Rien de mieux, pour avancer sur vos projets, que de vous planifier des sessions de « deep work », en vous isolant de toute sollicitation extérieure, afin de vous garantir une concentration totale. Pour cela, désactivez toutes vos notifications, mettez votre téléphone en mode avion, et isolez-vous. « Si vous travaillez en open space, mettez un casque anti-bruit pour vous créer une bulle et montrer clairement à vos voisins que vous ne voulez pas être dérangé », conseille Alexis Eve.

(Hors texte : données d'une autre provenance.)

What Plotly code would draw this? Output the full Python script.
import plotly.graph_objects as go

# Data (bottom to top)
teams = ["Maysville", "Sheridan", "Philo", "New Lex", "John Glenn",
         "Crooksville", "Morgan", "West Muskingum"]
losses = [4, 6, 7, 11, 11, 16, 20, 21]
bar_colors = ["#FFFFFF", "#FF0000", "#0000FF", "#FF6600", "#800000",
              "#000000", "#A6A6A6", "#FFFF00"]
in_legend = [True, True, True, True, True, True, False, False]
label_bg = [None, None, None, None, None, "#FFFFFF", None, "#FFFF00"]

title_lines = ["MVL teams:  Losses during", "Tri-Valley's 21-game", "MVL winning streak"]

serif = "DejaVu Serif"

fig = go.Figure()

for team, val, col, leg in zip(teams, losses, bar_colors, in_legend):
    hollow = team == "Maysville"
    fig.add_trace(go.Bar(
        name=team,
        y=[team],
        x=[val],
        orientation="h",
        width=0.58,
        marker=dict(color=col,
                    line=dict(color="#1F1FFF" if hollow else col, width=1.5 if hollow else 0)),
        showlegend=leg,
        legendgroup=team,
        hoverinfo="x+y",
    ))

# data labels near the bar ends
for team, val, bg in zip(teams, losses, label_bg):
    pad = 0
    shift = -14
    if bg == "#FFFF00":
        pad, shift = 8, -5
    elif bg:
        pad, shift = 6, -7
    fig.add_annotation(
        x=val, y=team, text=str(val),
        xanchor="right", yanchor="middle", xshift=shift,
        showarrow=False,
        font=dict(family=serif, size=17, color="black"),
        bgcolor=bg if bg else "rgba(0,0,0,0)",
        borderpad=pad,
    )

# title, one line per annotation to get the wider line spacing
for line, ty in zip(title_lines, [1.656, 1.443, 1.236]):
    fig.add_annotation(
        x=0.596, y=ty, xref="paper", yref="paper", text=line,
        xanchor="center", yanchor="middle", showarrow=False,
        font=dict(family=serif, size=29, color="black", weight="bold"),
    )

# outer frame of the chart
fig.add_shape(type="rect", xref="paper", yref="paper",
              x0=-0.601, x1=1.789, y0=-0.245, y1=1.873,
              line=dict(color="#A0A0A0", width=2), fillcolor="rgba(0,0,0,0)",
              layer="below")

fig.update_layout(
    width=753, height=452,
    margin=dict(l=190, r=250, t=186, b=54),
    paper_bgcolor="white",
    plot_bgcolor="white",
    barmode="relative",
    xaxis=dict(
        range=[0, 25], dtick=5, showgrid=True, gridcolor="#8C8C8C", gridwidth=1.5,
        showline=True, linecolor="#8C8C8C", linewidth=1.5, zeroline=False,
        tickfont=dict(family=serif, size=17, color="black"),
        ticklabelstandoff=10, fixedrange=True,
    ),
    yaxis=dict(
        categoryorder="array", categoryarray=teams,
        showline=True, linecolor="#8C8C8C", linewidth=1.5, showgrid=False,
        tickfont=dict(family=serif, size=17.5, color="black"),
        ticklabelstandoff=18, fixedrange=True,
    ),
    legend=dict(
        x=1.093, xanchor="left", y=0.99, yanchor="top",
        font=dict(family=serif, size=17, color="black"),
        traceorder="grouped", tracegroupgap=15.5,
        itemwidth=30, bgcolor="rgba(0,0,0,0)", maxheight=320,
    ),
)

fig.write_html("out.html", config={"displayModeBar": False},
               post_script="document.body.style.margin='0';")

Pensez aussi à indiquer ces plages horaires dans votre agenda, pour prévenir votre équipe que vous ne serez pas disponible.

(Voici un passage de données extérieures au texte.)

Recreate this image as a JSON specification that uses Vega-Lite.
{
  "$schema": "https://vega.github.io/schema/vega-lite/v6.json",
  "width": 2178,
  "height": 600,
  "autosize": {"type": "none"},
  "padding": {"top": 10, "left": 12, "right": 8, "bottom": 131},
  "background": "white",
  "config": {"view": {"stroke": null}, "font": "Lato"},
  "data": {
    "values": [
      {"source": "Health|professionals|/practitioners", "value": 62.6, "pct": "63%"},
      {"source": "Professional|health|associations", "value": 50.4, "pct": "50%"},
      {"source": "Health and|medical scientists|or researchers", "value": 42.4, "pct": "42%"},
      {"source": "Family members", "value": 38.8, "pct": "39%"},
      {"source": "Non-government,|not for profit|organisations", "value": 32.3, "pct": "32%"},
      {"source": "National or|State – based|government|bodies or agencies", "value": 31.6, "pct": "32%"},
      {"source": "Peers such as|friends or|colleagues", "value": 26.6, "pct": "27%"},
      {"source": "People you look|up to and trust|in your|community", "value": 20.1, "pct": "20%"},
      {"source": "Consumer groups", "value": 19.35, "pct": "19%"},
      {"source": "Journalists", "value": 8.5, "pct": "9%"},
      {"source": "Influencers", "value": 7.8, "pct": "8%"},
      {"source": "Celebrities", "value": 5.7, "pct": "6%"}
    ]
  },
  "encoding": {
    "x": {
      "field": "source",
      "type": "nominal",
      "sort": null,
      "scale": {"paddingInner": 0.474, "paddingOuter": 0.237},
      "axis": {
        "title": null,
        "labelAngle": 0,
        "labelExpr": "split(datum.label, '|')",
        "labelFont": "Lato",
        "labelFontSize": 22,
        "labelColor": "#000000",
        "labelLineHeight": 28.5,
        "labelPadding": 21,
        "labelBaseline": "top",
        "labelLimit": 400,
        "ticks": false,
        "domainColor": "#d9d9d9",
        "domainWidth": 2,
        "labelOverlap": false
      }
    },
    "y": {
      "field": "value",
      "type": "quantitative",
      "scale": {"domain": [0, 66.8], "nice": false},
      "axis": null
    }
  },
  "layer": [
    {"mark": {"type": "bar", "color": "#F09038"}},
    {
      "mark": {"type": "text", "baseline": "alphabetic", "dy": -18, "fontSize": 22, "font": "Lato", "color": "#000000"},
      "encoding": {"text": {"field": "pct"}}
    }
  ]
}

Conseil n°4 : faire gagner en autonomie à ses équipes

Le Graal de tout manager débordé, c’est évidemment d’avoir une équipe qui n’a besoin que de peu de supervision. « Je vois beaucoup de managers qui ont tendance à cocooner leurs équipes, et cela se retourne contre eux », affirme Alexis Eve. Pour lui, il faut sur-expliquer ses attentes dès l’onboarding, voire même dès le recrutement, en posant des jalons concrets : « Vous accueillez un collaborateur junior qui doit envoyer des emails à des personnes extérieures à votre entreprise ? Expliquez-lui par exemple que vous êtes disponible pour relire ses messages la première semaine, puis que vous pouvez être mis dans la boucle des échanges les deux premiers mois, mais qu’il doit ensuite être en autonomie totale à partir du troisième mois ».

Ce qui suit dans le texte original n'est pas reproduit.